------ Dataset section ------
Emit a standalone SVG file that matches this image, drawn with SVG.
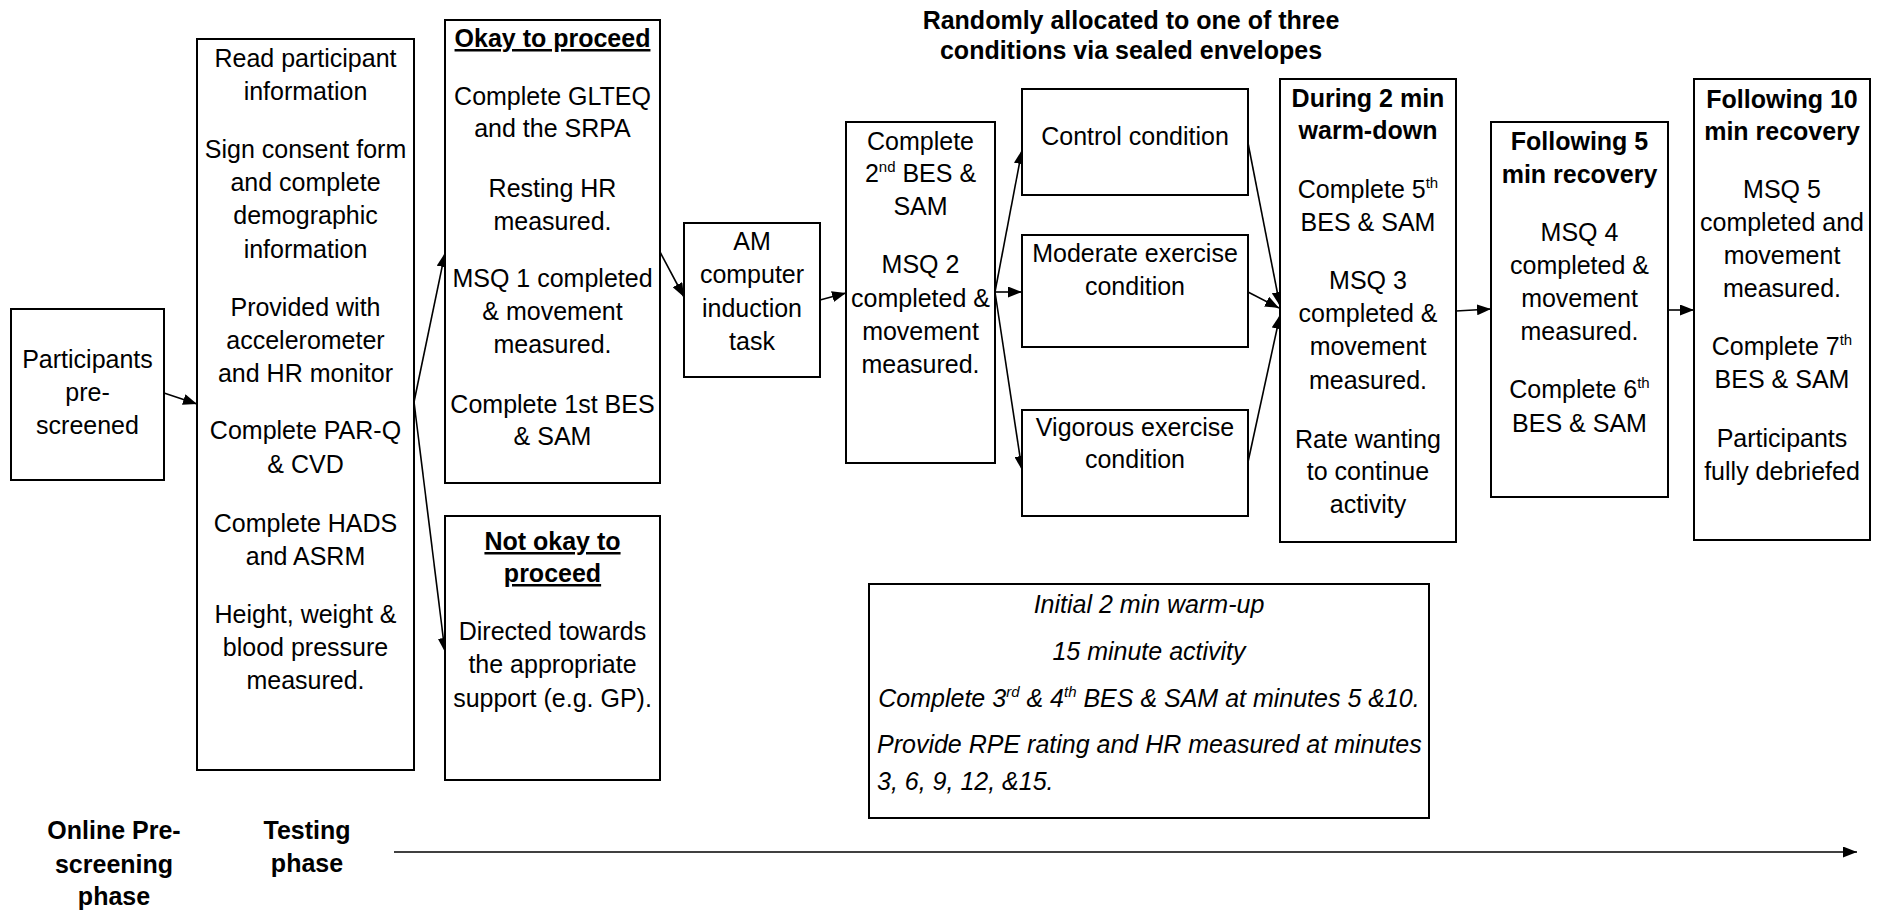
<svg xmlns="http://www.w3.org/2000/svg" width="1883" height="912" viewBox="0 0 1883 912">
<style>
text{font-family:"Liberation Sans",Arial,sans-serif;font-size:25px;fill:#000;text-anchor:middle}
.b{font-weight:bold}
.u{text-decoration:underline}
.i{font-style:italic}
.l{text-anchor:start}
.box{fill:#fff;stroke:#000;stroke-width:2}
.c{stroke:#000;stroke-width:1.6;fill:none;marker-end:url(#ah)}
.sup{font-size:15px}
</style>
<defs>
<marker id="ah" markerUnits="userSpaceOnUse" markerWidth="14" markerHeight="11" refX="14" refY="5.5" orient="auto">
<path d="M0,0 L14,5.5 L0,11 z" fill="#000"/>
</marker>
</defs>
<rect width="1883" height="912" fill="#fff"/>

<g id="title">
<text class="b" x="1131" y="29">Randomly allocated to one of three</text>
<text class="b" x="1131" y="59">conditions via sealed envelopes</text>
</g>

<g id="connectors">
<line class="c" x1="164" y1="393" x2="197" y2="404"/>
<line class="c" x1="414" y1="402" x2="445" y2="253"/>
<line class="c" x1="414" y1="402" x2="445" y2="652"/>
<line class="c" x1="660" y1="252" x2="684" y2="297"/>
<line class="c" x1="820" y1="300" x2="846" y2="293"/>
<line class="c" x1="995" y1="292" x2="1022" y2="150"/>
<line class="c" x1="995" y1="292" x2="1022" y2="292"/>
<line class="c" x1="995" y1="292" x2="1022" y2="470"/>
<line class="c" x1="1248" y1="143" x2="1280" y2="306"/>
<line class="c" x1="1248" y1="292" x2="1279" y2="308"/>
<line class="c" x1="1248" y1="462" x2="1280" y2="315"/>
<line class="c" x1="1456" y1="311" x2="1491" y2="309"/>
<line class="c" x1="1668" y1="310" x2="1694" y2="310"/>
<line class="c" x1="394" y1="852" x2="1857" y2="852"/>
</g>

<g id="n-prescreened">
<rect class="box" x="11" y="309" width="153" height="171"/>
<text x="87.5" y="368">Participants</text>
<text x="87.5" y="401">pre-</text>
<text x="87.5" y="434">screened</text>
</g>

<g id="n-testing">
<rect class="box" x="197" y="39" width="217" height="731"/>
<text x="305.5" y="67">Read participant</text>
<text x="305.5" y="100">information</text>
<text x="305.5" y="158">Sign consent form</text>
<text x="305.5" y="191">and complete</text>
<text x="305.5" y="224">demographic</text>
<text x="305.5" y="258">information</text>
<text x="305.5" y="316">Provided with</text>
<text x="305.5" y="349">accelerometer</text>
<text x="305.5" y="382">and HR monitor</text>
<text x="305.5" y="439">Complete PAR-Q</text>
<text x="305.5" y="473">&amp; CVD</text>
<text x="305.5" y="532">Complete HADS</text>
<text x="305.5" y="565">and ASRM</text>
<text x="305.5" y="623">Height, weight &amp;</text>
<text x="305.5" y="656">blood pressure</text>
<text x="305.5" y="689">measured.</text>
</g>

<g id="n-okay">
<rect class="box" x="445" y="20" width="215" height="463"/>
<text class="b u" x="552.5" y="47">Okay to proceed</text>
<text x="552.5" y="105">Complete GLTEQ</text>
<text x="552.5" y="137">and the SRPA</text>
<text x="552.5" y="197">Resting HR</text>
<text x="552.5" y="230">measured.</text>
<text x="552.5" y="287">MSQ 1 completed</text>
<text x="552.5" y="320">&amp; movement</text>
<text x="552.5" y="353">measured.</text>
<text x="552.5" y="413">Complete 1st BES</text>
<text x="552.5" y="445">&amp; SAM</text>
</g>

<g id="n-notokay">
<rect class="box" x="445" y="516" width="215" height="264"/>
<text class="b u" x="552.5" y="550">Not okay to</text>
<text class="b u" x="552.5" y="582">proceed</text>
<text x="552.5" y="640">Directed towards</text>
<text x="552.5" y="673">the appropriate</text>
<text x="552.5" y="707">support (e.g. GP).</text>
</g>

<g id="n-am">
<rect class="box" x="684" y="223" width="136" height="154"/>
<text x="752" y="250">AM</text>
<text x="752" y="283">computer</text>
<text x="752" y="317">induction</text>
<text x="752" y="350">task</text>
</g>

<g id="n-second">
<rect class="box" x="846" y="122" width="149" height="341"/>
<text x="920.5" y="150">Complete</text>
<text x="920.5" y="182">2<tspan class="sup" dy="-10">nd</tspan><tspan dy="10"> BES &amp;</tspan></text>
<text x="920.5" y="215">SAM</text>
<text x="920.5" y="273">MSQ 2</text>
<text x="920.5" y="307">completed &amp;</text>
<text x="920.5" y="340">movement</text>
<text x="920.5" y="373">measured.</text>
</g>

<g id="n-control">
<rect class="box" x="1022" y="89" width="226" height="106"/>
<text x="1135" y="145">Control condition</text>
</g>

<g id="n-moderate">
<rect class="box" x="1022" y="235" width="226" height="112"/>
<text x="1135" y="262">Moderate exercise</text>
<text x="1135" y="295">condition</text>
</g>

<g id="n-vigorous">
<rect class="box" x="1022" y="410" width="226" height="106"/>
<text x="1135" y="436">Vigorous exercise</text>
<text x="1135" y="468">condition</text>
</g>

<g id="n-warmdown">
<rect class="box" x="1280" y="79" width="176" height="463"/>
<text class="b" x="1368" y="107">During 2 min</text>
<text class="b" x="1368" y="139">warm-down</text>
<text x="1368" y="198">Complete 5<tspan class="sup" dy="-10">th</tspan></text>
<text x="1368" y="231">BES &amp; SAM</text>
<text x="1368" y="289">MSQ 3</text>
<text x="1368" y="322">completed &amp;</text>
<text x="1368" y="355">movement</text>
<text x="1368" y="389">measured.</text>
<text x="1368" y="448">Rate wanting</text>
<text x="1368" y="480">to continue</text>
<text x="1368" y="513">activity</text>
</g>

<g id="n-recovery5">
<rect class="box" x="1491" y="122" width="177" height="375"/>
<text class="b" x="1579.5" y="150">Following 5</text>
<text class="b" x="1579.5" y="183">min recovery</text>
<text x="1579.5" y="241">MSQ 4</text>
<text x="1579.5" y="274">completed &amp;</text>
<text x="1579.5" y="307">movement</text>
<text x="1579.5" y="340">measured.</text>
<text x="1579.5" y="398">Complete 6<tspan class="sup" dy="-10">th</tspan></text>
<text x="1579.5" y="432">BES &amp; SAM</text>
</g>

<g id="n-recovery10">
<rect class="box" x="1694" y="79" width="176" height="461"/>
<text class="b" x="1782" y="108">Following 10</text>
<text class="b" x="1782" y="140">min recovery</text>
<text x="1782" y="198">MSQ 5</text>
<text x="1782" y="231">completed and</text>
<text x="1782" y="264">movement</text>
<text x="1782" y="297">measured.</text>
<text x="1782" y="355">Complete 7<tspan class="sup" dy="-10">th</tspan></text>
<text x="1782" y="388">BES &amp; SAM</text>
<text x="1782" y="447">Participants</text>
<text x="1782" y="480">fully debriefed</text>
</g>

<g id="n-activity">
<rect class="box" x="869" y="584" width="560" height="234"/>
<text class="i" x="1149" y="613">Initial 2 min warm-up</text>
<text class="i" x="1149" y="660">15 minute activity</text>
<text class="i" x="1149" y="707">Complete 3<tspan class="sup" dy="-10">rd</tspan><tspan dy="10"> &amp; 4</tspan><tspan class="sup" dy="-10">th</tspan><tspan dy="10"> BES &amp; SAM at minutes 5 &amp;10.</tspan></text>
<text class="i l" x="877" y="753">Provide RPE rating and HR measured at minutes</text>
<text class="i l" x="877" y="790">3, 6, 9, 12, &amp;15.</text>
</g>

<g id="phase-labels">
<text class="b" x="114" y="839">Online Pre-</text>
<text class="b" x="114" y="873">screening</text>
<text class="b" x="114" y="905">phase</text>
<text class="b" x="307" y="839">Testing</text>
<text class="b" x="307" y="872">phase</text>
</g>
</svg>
------
■ **Prompt**:
Looking at the material above, count the lines that hold "with" and give the total alone.

■ **Answer to the exercise**:
2